What to produce
Copy out each line featuring the string "this" from the entries beneath.

## Start Source records

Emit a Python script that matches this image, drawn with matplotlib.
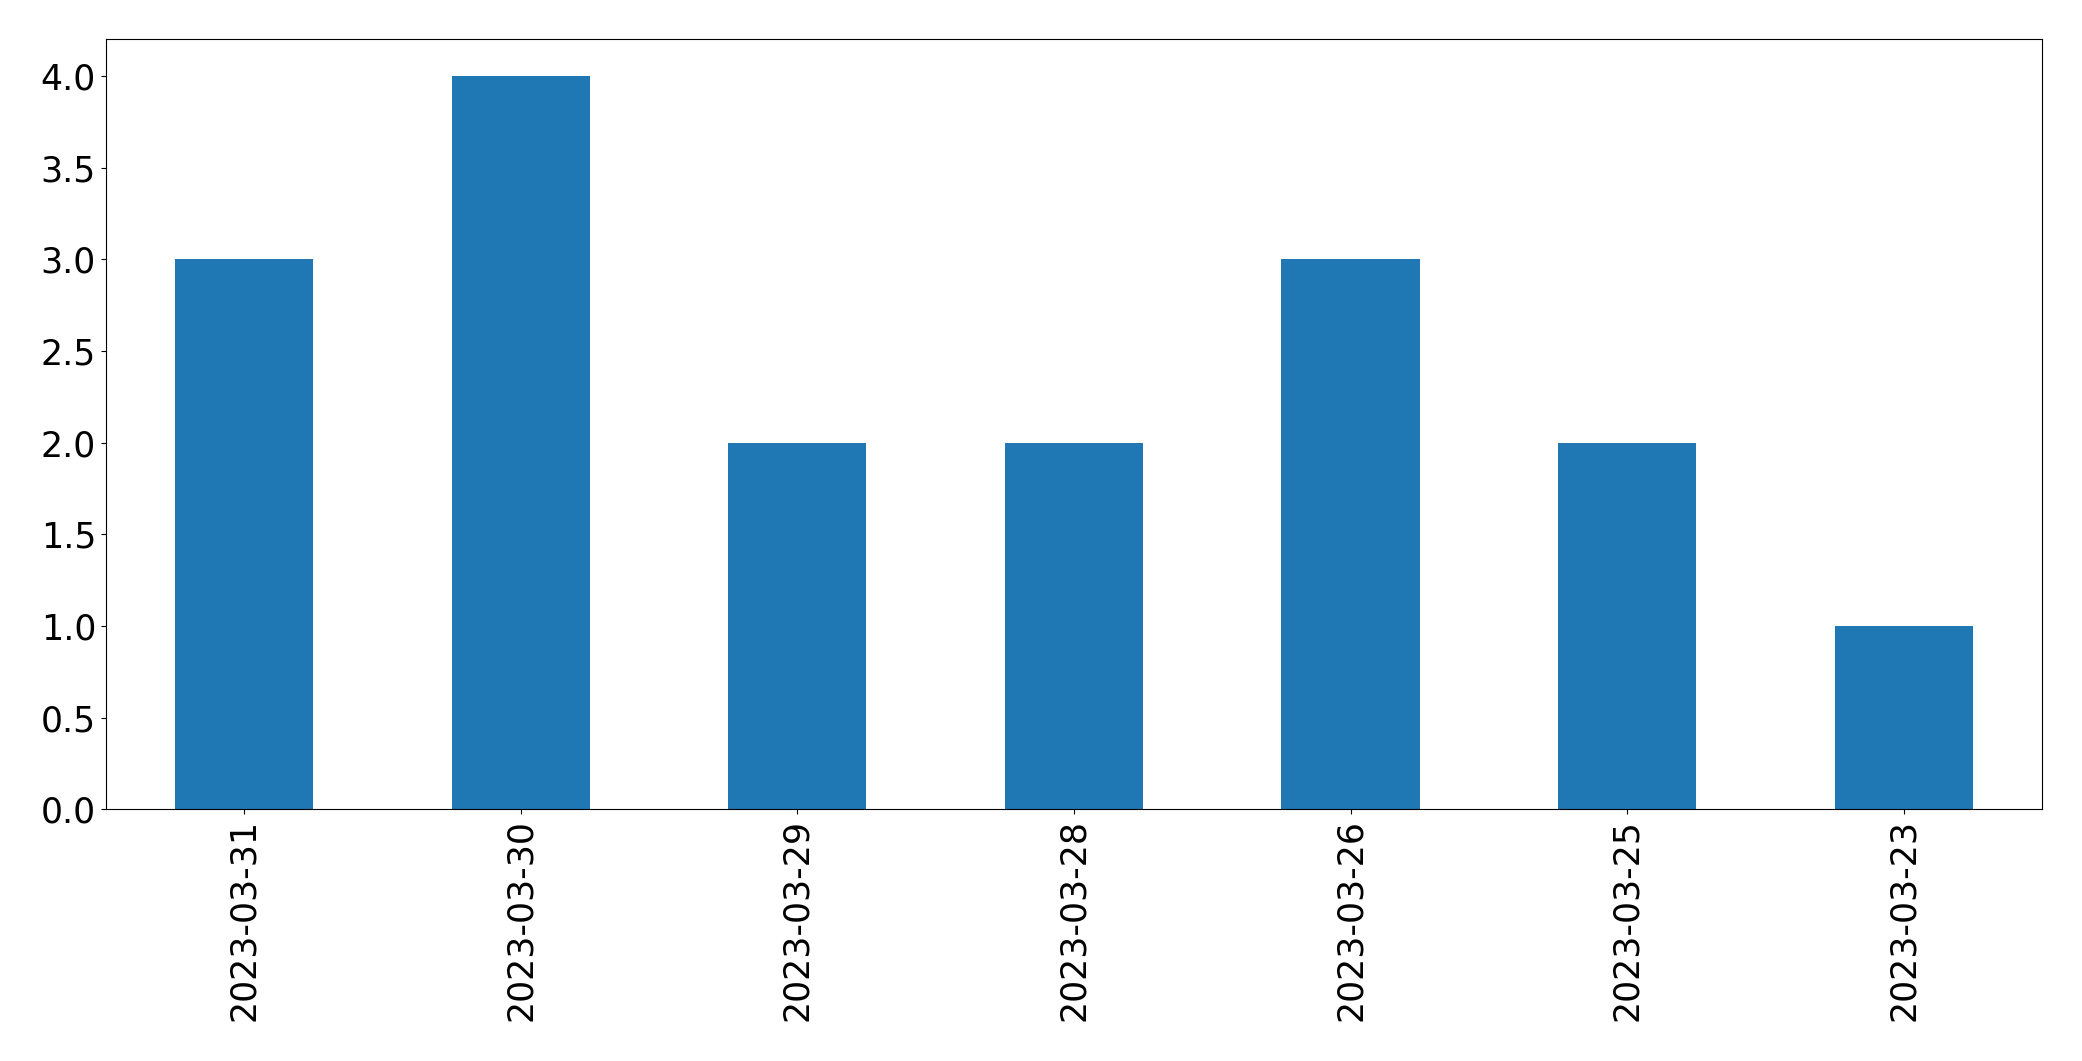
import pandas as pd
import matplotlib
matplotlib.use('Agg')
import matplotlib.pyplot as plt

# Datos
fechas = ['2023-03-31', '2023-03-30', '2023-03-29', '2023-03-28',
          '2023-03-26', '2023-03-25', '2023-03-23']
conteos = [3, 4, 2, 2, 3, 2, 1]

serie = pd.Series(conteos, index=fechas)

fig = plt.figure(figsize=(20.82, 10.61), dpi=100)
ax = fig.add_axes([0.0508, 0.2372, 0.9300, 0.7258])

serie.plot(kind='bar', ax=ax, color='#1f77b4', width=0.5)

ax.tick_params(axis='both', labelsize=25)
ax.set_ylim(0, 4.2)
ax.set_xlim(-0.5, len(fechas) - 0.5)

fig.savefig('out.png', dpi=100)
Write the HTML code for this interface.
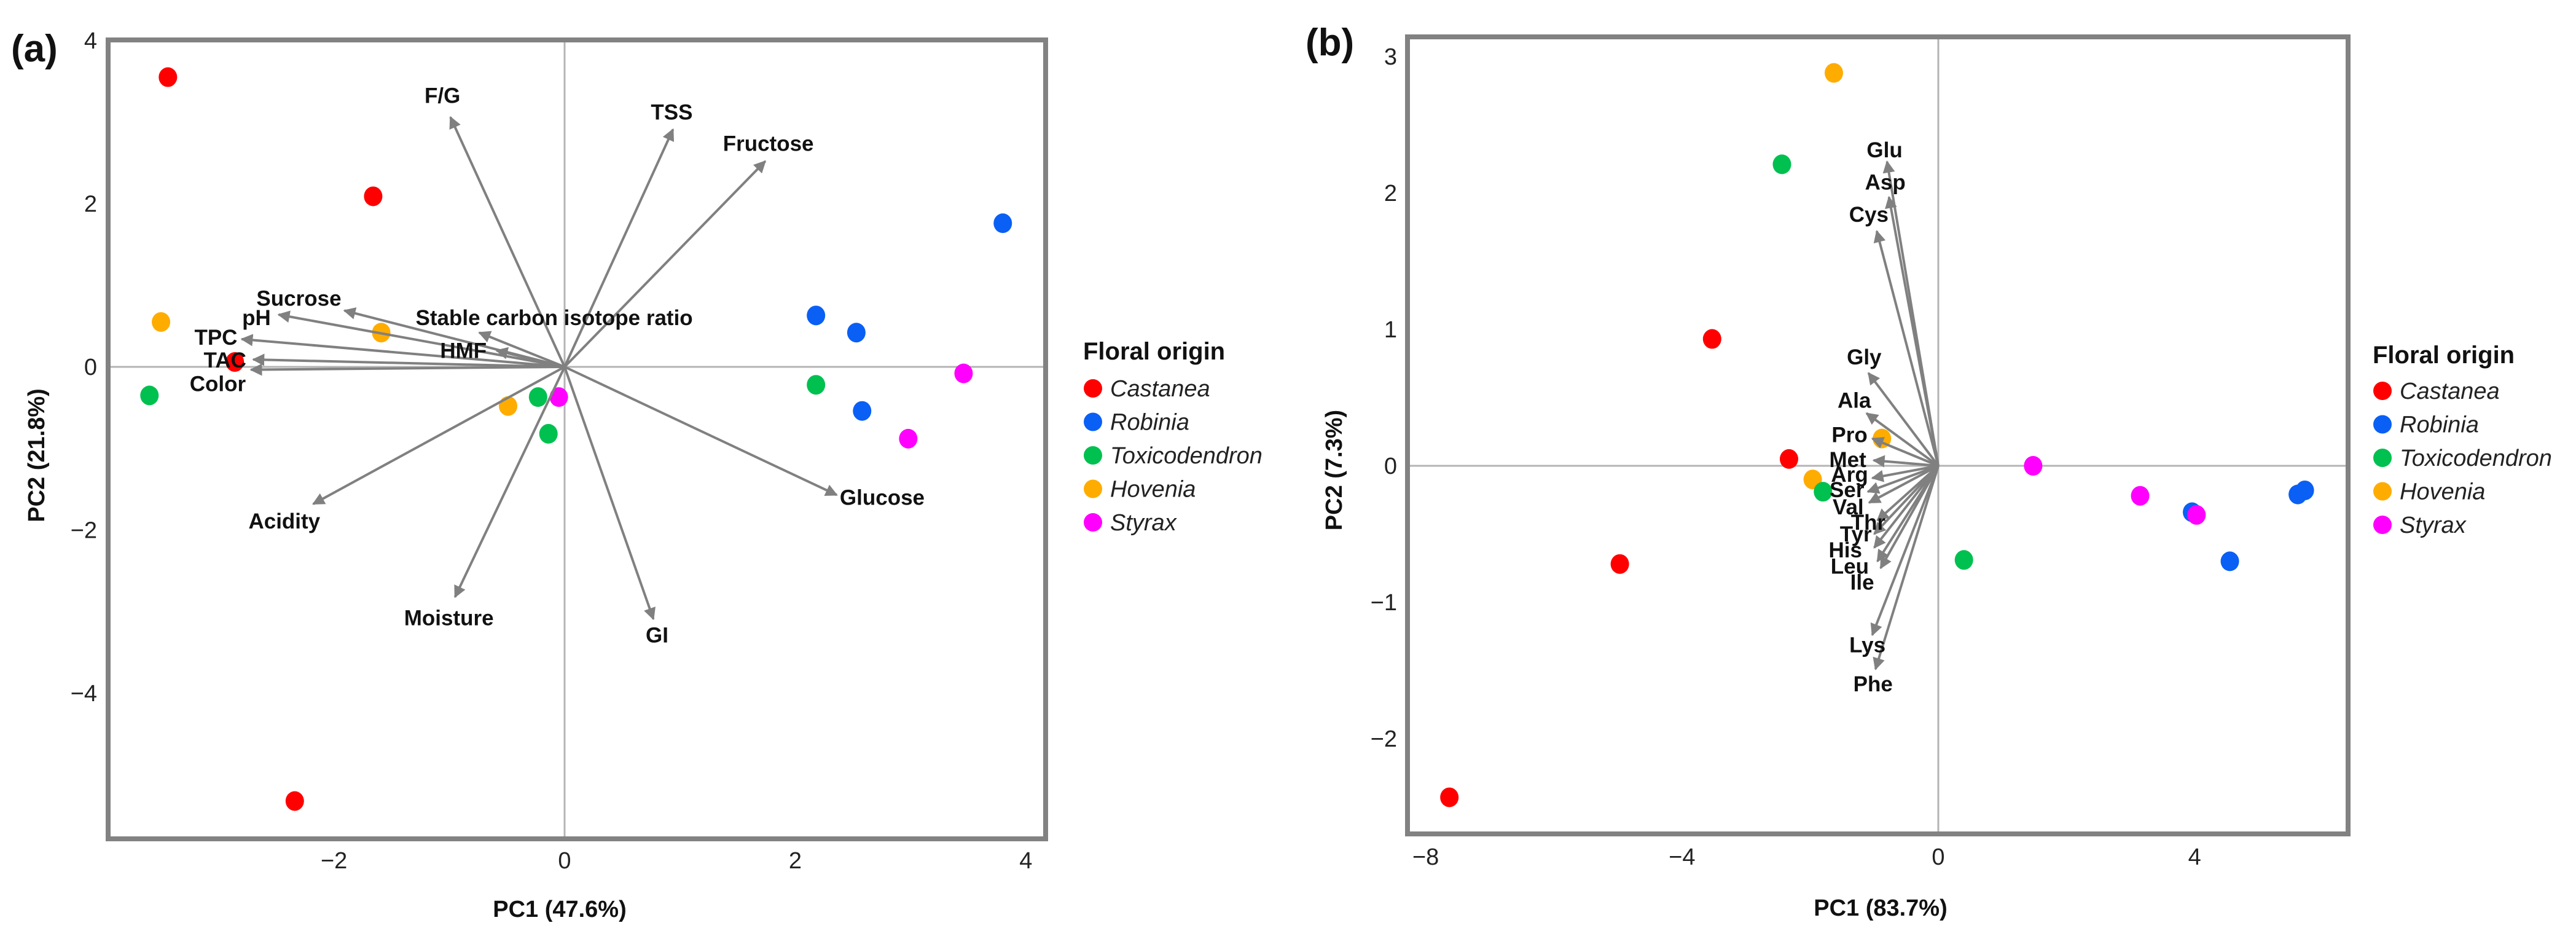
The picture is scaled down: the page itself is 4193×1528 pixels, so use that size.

## End Source records

Written solution
Emit a Python script that matches this image, drawn with matplotlib.
Write the HTML code for this interface.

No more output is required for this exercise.